Extrait de “Cheikh Anta Diop ; l’historien de la religion d’Amon” 2017, Yossi Traoré Adama Editions Afrocentricity International
“Il est indéniable que Cheikh Anta Diop n’exige pas le retour des chrétiens et des musulmans à la religion de leurs ancêtres. Cependant, il est aussi clair qu’il invite les Africains adeptes des religions étrangères à prendre conscience que la religion africaine, qui est la religion nationale, constitue la base de la civilisation africaine. Elle est, en dernière instance, le rempart le plus sûr contre toute aliénation culturelle insidieuse de l’étranger.
De même que la constitution de l’Union Européenne considère l’héritage religieux européen comme une des bases de sa civilisation et affirme que les peuples européens sont fiers de leur identité et de leur histoire nationale , de même les adeptes des religions étrangères doivent considérer la religion africaine comme devant être la source principale des valeurs de la société dans laquelle ils vivent.
Or, c’est la Maat, le plus ancien code moral de l’humanité – attestée dès le quatrième millénaire avant l’ère occidentale – qui détermine toutes les valeurs morales et éthiques, le droit, les rapports sociaux et économiques, la psychologie que partage encore aujourd’hui toute l’Afrique négro-africaine. Elle est l’incarnation des principes d’équilibre, d’harmonie et de justice. Toutes les sociétés traditionnelles africaines ont conservé ce code exigeant dans leurs langues. Ainsi les Baoulé le nomment-ils « Gnamien mla » , la Loi de Dieu. La Maat est donc au cœur des enjeux de la renaissance africaine et les Africains convertis aux religions étrangères sont face à leurs responsabilités. Que doivent-ils faire quand les valeurs et les pratiques de leur nouvelle religion sont en contradiction avec leur conscience historique et, pour dire clairement, leur patriotisme ? Doivent-ils renoncer à leurs nouvelles religions ou doivent-ils l’amener à s’acclimater à la culture africaine, c’est-à-dire, en dernière instance, à respecter les valeurs ancestrales africaines de la Maat ? Tel se pose le problème.

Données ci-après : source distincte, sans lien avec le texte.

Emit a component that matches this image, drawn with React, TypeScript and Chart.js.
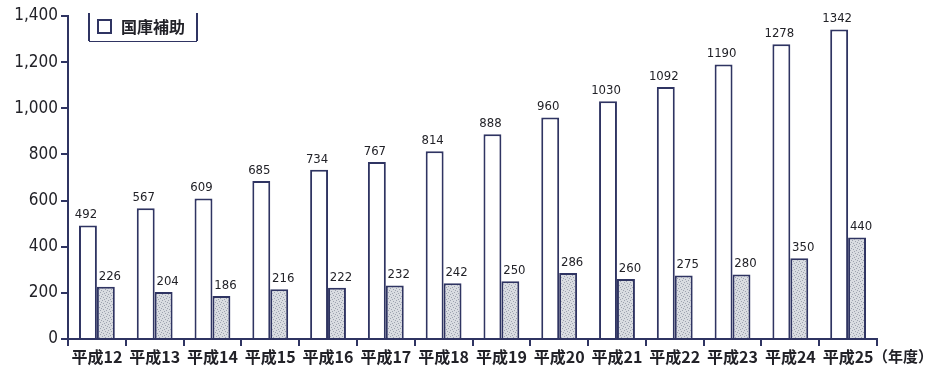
import React, { useEffect, useRef } from "react";
import { Chart, registerables } from "chart.js";

Chart.register(...registerables);

const categories = [
  "平成12", "平成13", "平成14", "平成15", "平成16", "平成17", "平成18",
  "平成19", "平成20", "平成21", "平成22", "平成23", "平成24", "平成25",
];
const subsidyValues = [492, 567, 609, 685, 734, 767, 814, 888, 960, 1030, 1092, 1190, 1278, 1342];
const otherValues = [226, 204, 186, 216, 222, 232, 242, 250, 286, 260, 275, 280, 350, 440];
const legendLabel = "国庫補助";
const unitLabel = "（年度）";
const yMax = 1400;
const yStep = 200;

const INK = "#2f3462";
const TEXT = "#222228";
const NUM_FONT = '"DejaVu Sans Condensed", "Liberation Sans Narrow", "DejaVu Sans", sans-serif';
const JP_FONT = '"Noto Sans CJK JP", "Noto Sans", sans-serif';

function makeStipple(): CanvasPattern | string {
  const c = document.createElement("canvas");
  c.width = 6;
  c.height = 6;
  const g = c.getContext("2d");
  if (!g) return "#cfd2d8";
  g.fillStyle = "#d9dce1";
  g.fillRect(0, 0, 6, 6);
  g.fillStyle = "#9ea3b0";
  const dots = [[0, 0], [3, 1], [1, 3], [4, 4], [5, 2], [2, 5]];
  dots.forEach(([x, y]) => g.fillRect(x, y, 1, 1));
  const p = g.createPattern(c, "repeat");
  return p || "#cfd2d8";
}

// value labels above each bar, legend box and the unit label
const annotate = {
  id: "annotate",
  afterDatasetsDraw(chart: any) {
    const ctx = chart.ctx;
    ctx.save();
    ctx.fillStyle = TEXT;
    ctx.font = `13px ${NUM_FONT}`;
    ctx.textAlign = "center";
    ctx.textBaseline = "bottom";
    chart.data.datasets.forEach((ds: any, di: number) => {
      const meta = chart.getDatasetMeta(di);
      meta.data.forEach((bar: any, i: number) => {
        const shift = di === 0 ? -2 : 4;
        ctx.fillText(String(ds.data[i]), bar.x + shift, bar.y - 4);
      });
    });

    // legend
    ctx.strokeStyle = INK;
    ctx.lineWidth = 2;
    ctx.beginPath();
    ctx.moveTo(89, 13);
    ctx.lineTo(89, 41);
    ctx.moveTo(197, 13);
    ctx.lineTo(197, 41);
    ctx.stroke();
    ctx.lineWidth = 1;
    ctx.beginPath();
    ctx.moveTo(89, 41.5);
    ctx.lineTo(197, 41.5);
    ctx.stroke();
    ctx.lineWidth = 2;
    ctx.strokeRect(98, 20, 13, 13);
    ctx.fillStyle = TEXT;
    ctx.font = `bold 16px ${JP_FONT}`;
    ctx.textAlign = "left";
    ctx.textBaseline = "middle";
    ctx.fillText(legendLabel, 121, 27);

    // unit
    ctx.font = `bold 15px ${JP_FONT}`;
    ctx.textAlign = "right";
    ctx.fillText(unitLabel, 933, 356);
    ctx.restore();
  },
};

export default function App() {
  const ref = useRef<HTMLCanvasElement>(null);

  useEffect(() => {
    if (!ref.current) return;
    const stipple = makeStipple();
    const chart = new Chart(ref.current, {
      type: "bar",
      data: {
        labels: categories,
        datasets: [
          {
            label: legendLabel,
            data: subsidyValues,
            backgroundColor: "#ffffff",
            borderColor: INK,
            borderWidth: 2,
            borderSkipped: "bottom",
          },
          {
            label: "",
            data: otherValues,
            backgroundColor: stipple as any,
            borderColor: INK,
            borderWidth: 2,
            borderSkipped: "bottom",
          },
        ],
      },
      options: {
        animation: false,
        responsive: false,
        maintainAspectRatio: false,
        layout: { padding: { left: 0, right: 57, top: 16, bottom: 0 } },
        plugins: {
          legend: { display: false },
          tooltip: { enabled: false },
        },
        datasets: {
          bar: { categoryPercentage: 0.62, barPercentage: 1 },
        },
        scales: {
          x: {
            afterFit: (s: any) => {
              s.height = 31;
            },
            grid: {
              display: true,
              drawOnChartArea: false,
              drawTicks: true,
              tickLength: 7,
              color: INK,
              lineWidth: 2,
              offset: true,
            },
            border: { display: true, color: INK, width: 2 },
            ticks: {
              color: TEXT,
              padding: 1,
              autoSkip: false,
              maxRotation: 0,
              font: { family: JP_FONT, size: 16, weight: "bold" },
            },
          },
          y: {
            min: 0,
            max: yMax,
            afterFit: (s: any) => {
              s.width = 68;
            },
            grid: {
              display: true,
              drawOnChartArea: false,
              drawTicks: true,
              tickLength: 7,
              color: INK,
              lineWidth: 2,
            },
            border: { display: true, color: INK, width: 2 },
            ticks: {
              stepSize: yStep,
              color: TEXT,
              padding: 3,
              font: { family: NUM_FONT, size: 17 },
              callback: (v: any) => Number(v).toLocaleString("en-US"),
            },
          },
        },
      },
      plugins: [annotate],
    });
    return () => chart.destroy();
  }, []);

  return (
    <div style={{ position: "fixed", left: 0, top: 0, width: 934, height: 370, background: "#fff" }}>
      <canvas ref={ref} width={934} height={370} style={{ width: 934, height: 370 }} />
    </div>
  );
}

Toutes les thèses qui soutiennent qu’on peut être panafricaniste au sens de Diop et être adepte d’une religion étrangère ne résistent pas à l’analyse approfondie de la pensée.
En réécrivant l’histoire de la religion africaine, Cheikh Anta Diop ne fait pas seulement œuvre de science mais il pose un acte politique et historique de très haute portée en posant pour la première fois, et de manière ferme, les bases théoriques de la renaissance religieuse africaine. Ce qui constitue un véritable appel à la reprise de l’initiative historique par les Africains.”